As part of your initial progress report to KB (Part 1 of your report), you will need to
demonstrate your understanding of the current process from a technical as well as
operational point of view as well as identified some major issues (and not just the ones that
Kelvin and Bridget are aware of). And to make certain that KB knows it is getting value for
money and that you have already generated some interesting ideas that you intend to test in
your simulation model.
Part 1: The Issue Analysis (Week 3, Friday midnight)
a) Prepare a flowchart of how the production system operates. This flow chart should
be properly annotated with critical information so that anyone who is not familiar
with the process can understand how this process works. Lengthy text is not
required – be comprehensive and concise!
b) Include in your report an initial “back-of-the-envelope” analysis of the productivity of
the process line based on the data provided by KB. Can you provide a rough idea of
what a typical day looks like for KB? Can they finish all their orders in a shift? Where
do you think the problems lie?
c) Define the scope of the study and the desired outcome from the simulation study
you intend to undertake. Your scope should include the following (even though you
will not know many of the details yet):
• A comprehensive issue analysis. What are the problems, what are the
opportunities? What solutions are you interested in pursuing? And how will
you prove these (analysis and data?).
• Development of a verified and validated base case in order to establish and
confirm the current performance of the line and identify key factors
(technical, operational etc) that you think may have an impact on
performance and that you may want to test (you do not have to develop this
model yet but you need to include this as part of your scope) – this will be a
major part of Submission Part 2.
d) Finally, document your work as a professional progress report. This will form a part of
your final submission.
Part 2: The Base Case (Week 7, Friday midnight)
a) Establish the “base-case” model.
b) Develop a simulation model of the operation, using Arena and include key
performance information on your screen (queues, state, units processed, orders
wasted etc).
c) Specify and establish all required data structures and arrays to be used by Arena.
d) Specify the reports and logs that the model will write out (to a text file) and explain
how you will use these as part of the analysis.
e) Verify and validate your model, its operations and the behaviour of key input and
process variables, and that the model performs as intended. Demonstrate that you
have analysed this data in Minitab.
f) Continue developing your issue analysis that you started in Part 1. Incorporate into
your model the structure, variables and rules you will experiment with in your final
submission. You will not have to produce any results for your improvements at this
stage, but the model should be prepared.
g) Document the work performed as part of this stage and prepare the second progress
Part 3: Your Recommendations: A Written Report (Week 10, Friday midnight)

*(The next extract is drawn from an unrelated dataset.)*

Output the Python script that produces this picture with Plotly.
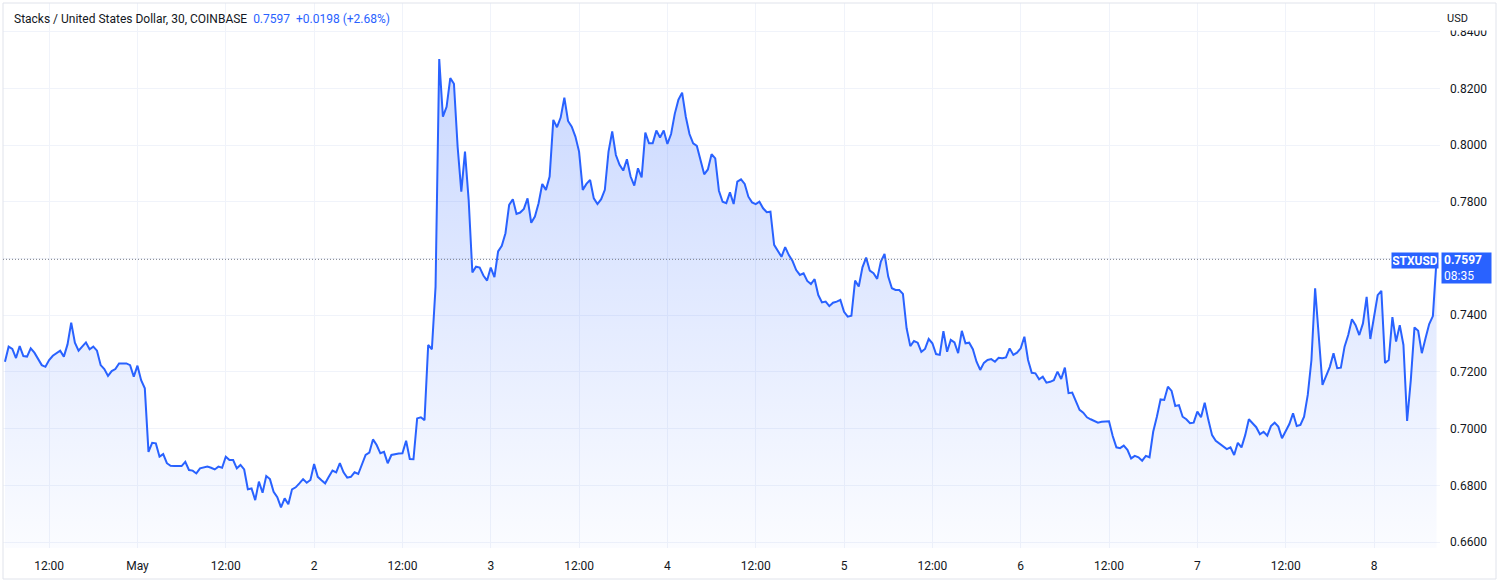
import pandas as pd
import plotly.graph_objects as go

# ---------------- data (30-minute closes, STX/USD) ----------------
series_start = "2023-04-30 06:00"
bar_interval = "30min"

apr30 = [.7236, .7289, .7281, .7249, .7291, .7256, .7254, .7283, .7268, .7244,
         .7224, .7218, .7242, .7257, .7265, .7275, .7254, .7297, .7374, .7303,
         .7275, .7290, .7304, .7280, .7289, .7275, .7224, .7210, .7186, .7203,
         .7210, .7230, .7230, .7230, .7224, .7183]
may1 = [.7222, .7171, .7142, .6918, .6950, .6948, .6901, .6910, .6878, .6869,
        .6868, .6868, .6868, .6883, .6854, .6852, .6842, .6860, .6863, .6866,
        .6862, .6856, .6866, .6862, .6901, .6889, .6889, .6860, .6872, .6856,
        .6786, .6789, .6748, .6813, .6774, .6833, .6822, .6777, .6758, .6722,
        .6754, .6733, .6786, .6793, .6807, .6822, .6809, .6819]
may2 = [.6875, .6830, .6818, .6807, .6830, .6852, .6846, .6878, .6846, .6827,
        .6830, .6846, .6840, .6872, .6907, .6915, .6962, .6942, .6913, .6918,
        .6878, .6907, .6910, .6912, .6913, .6957, .6893, .6892, .7036, .7040,
        .7030, .7295, .7280, .7500, .8303, .8100, .8135, .8236, .8216, .7994,
        .7836, .7977, .7806, .7551, .7571, .7568, .7540, .7522]
may3 = [.7568, .7534, .7625, .7645, .7689, .7789, .7809, .7757, .7762, .7775,
        .7812, .7726, .7748, .7795, .7863, .7842, .7889, .8089, .8063, .8097,
        .8167, .8085, .8065, .8030, .7977, .7842, .7863, .7877, .7812, .7792,
        .7809, .7842, .7977, .8048, .7965, .7930, .7910, .7950, .7889, .7857,
        .7918, .7886, .8044, .8006, .8006, .8051, .8027, .8051]
may4 = [.8004, .8039, .8110, .8160, .8185, .8100, .8039, .8006, .7997, .7945,
        .7897, .7914, .7968, .7953, .7839, .7800, .7795, .7833, .7792, .7871,
        .7879, .7863, .7818, .7798, .7792, .7800, .7777, .7763, .7765, .7648,
        .7628, .7606, .7640, .7612, .7591, .7559, .7542, .7548, .7521, .7510,
        .7527, .7471, .7445, .7448, .7432, .7444, .7448, .7454]
may5 = [.7412, .7395, .7398, .7522, .7501, .7569, .7603, .7557, .7548, .7528,
        .7589, .7616, .7536, .7495, .7489, .7489, .7475, .7354, .7291, .7309,
        .7303, .7271, .7281, .7316, .7301, .7263, .7260, .7344, .7271, .7313,
        .7304, .7266, .7345, .7301, .7303, .7280, .7236, .7207, .7232, .7242,
        .7245, .7236, .7250, .7248, .7251, .7283, .7260, .7268]
may6 = [.7283, .7324, .7242, .7197, .7195, .7174, .7183, .7162, .7165, .7171,
        .7201, .7175, .7215, .7125, .7127, .7095, .7066, .7056, .7040, .7033,
        .7027, .7021, .7024, .7025, .7026, .6974, .6934, .6931, .6940, .6925,
        .6895, .6904, .6899, .6887, .6904, .6899, .6989, .7042, .7103, .7101,
        .7148, .7133, .7080, .7083, .7042, .7033, .7019, .7021]
may7 = [.7060, .7040, .7091, .7030, .6977, .6957, .6948, .6936, .6928, .6934,
        .6907, .6950, .6934, .6977, .7033, .7019, .7005, .6980, .6989, .6975,
        .7009, .7021, .7007, .6966, .6989, .7016, .7054, .7009, .7013, .7042,
        .7119, .7242, .7495, .7313, .7154, .7186, .7218, .7266, .7213, .7215,
        .7289, .7330, .7386, .7365, .7330, .7371, .7465, .7316]
may8 = [.7395, .7471, .7486, .7232, .7242, .7393, .7307, .7365, .7295, .7027,
        .7171, .7357, .7345, .7266, .7319, .7369, .7397, .7597]

x_tick_times = pd.date_range("2023-04-30 12:00", "2023-05-08 00:00", freq="12h")
x_tick_labels = ["12:00", "May", "12:00", "2", "12:00", "3", "12:00", "4",
                 "12:00", "5", "12:00", "6", "12:00", "7", "12:00", "8"]
y_tick_values = [0.66, 0.68, 0.70, 0.72, 0.74, 0.76, 0.78, 0.80, 0.82, 0.84]

symbol = "STXUSD"
title_text = "Stacks / United States Dollar, 30, COINBASE"
change_abs = 0.0198
change_pct = 2.68
countdown = "08:35"

x_view = ["2023-04-30 05:44", "2023-05-08 08:58"]
y_view = [0.6579, 0.8501]

# ---------------- build ----------------
prices = apr30 + may1 + may2 + may3 + may4 + may5 + may6 + may7 + may8
times = pd.date_range(series_start, periods=len(prices), freq=bar_interval)
last = prices[-1]

W, H = 1500, 587
ML, MR, MT, MB = 3, 60, 3, 39
PW, PH = W - ML - MR, H - MT - MB

def px(xp):
    return (xp - ML) / PW

def py(yp):
    return (H - MB - yp) / PH

BLUE = "#2962FF"
TEXT = "#131722"
GRID = "#f0f3fa"
FONT = "Roboto, 'Noto Sans', sans-serif"

# the price label box covers the tick label at the last price level
y_tick_text = ["" if abs(v - last) < 0.004 else f"{v:.4f}" for v in y_tick_values]

fig = go.Figure()
fig.add_trace(go.Scatter(
    x=times, y=prices, mode="lines",
    line=dict(color=BLUE, width=2),
    fill="tozeroy",
    fillgradient=dict(type="vertical",
                      colorscale=[[0, "rgba(41,98,255,0.02)"], [1, "rgba(41,98,255,0.25)"]],
                      start=y_view[0], stop=max(prices)),
    hoverinfo="skip", showlegend=False,
))

fig.update_layout(
    width=W, height=H,
    margin=dict(l=ML, r=MR, t=MT, b=MB, pad=0),
    paper_bgcolor="white", plot_bgcolor="white",
    font=dict(family=FONT, size=12, color=TEXT),
    showlegend=False,
    xaxis=dict(type="date", range=x_view, tickmode="array",
               tickvals=x_tick_times, ticktext=x_tick_labels,
               showgrid=True, gridcolor=GRID, gridwidth=1,
               zeroline=False, showline=False, ticks="",
               ticklabelstandoff=9, tickfont=dict(size=12, color=TEXT)),
    yaxis=dict(side="right", range=y_view, tickmode="array",
               tickvals=y_tick_values, ticktext=y_tick_text,
               showgrid=True, gridcolor=GRID, gridwidth=1,
               zeroline=False, showline=False, ticks="",
               ticklabelstandoff=9, tickfont=dict(size=12, color=TEXT)),
)

shapes = [
    # outer frame
    dict(type="rect", xref="paper", yref="paper", x0=px(3), x1=px(1496), y0=py(579), y1=py(3),
         line=dict(color="#e0e3eb", width=1), fillcolor="rgba(0,0,0,0)", layer="above"),
    # last price dotted line
    dict(type="line", xref="paper", yref="y", x0=0, x1=px(1390), y0=last, y1=last,
         line=dict(color="#787b86", width=1, dash="1px,2px"), layer="above"),
]
fig.update_layout(shapes=shapes)

annotations = [
    dict(xref="paper", yref="paper", x=px(12), y=py(19), xanchor="left", yanchor="middle",
         showarrow=False, align="left",
         text=(f"{title_text}\u00a0\u00a0<span style='color:{BLUE}'>{last:.4f}"
               f"\u00a0\u00a0+{change_abs:.4f} (+{change_pct:.2f}%)</span>"),
         font=dict(size=12, color=TEXT, family=FONT)),
    dict(xref="paper", yref="paper", x=px(1446), y=py(5), xanchor="left", yanchor="top",
         showarrow=False, text="USD", width=46, height=24, valign="middle", align="left",
         bgcolor="white", borderpad=0, font=dict(size=11, color=TEXT, family=FONT)),
    dict(xref="paper", yref="paper", x=px(1391), y=py(252), xanchor="left", yanchor="top",
         showarrow=False, text=f"<b>{symbol}</b>", bgcolor=BLUE, borderpad=1,
         width=44, height=13, font=dict(size=12, color="white", family=FONT)),
    dict(xref="paper", yref="paper", x=px(1441), y=py(252), xanchor="left", yanchor="top",
         showarrow=False, text=f"<b>{last:.4f}</b><br>{countdown}", align="left",
         bgcolor=BLUE, borderpad=2, width=45, height=26,
         font=dict(size=12, color="white", family=FONT)),
]
fig.update_layout(annotations=annotations)

fig.write_html("out.html", config={"displayModeBar": False},
               post_script="document.body.style.margin='0px';")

a) Using your verified and validated model (from Part 2) analyse the different scenarios
that you have identified as part of your solution, based on continuing your issue
analysis in Part 2. Design the simulation experiments, specifying the number of
replications, replication length, warm-up periods etc., in order to ‘optimise’ the
performance of the process in terms of:
• Operational improvements to the line
• Technical improvements to the line
• Commercial opportunities that Kelvin should pursue.
b) Perform sensitivity analyses on key process variables. These will include variables
that management may want to investigate further in relation to improved
maintenance and operational strategies.
c) Establish appropriate confidence intervals for your results.
d) Test your hypotheses. Are your results statistically significantly different (from doing
nothing?). Rank your solutions in order of importance in terms of benefit and results.
e) Prepare a final professional report of the entire simulation study.